Dad found work behind the counter in linen shops owned by fellow Arabic-speakers. In 1927 he was selling hosiery in the Bronx when in walked Elka (Elsie) Frimit Tiger to buy a pair of silk hose. Elsie at age twenty-three was a tall, slender, full-figured beauty. (See photograph 3.) She spoke Yiddish and broken English. Elsie and her sister Lena had emigrated from a town near Warsaw four years earlier and lived in a walkup apartment on nearby Hoe Avenue. They traveled each morning by the “elevated” to a sweatshop not far from Astor Place, where they worked as by-the-piece sewers of men’s ties. Their weekly letters back to Poland always included a two-dollar bill.
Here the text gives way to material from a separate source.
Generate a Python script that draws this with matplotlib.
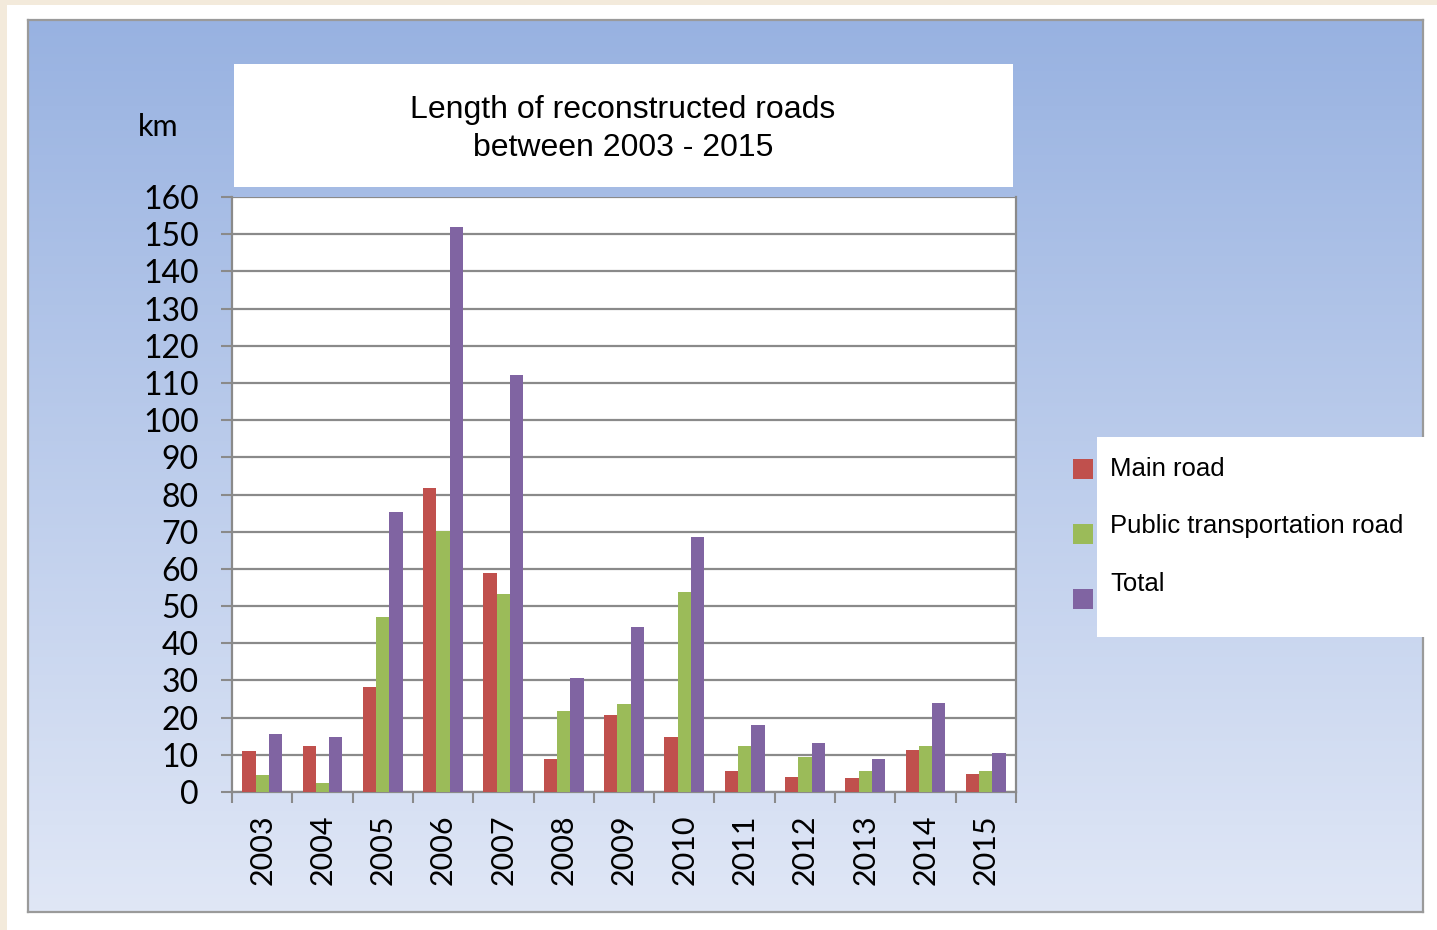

The hosiery Elsie purchased soon started to “run” (as they were designed to), and she returned to complain to the dark man behind the counter. This oft-told tale never followed through on what was done about the torn stockings, but Heskel, by now Americanized to Henry, asked her for a date. “But I only go out with Jewish boys.” Dad was prepared. From under the counter he pulled up a siddur, a Hebrew prayer book—for all I know it was the same one from Baghdad that he kept all his life and passed down to me along with his English copybook—and started to read to her in Hebrew, in an accent strange to Mom’s ears I am sure, but it was Hebrew. “Ah,” said she to herself, “he’s one of those dark Jews” she’d heard about. Mom was a movie buff. Only a year earlier a swarthy Rudolph Valentino set hearts aflutter when he appeared in the Sheik of Araby, and here was one in the flesh! They were married in June 1928, and within two years I was born.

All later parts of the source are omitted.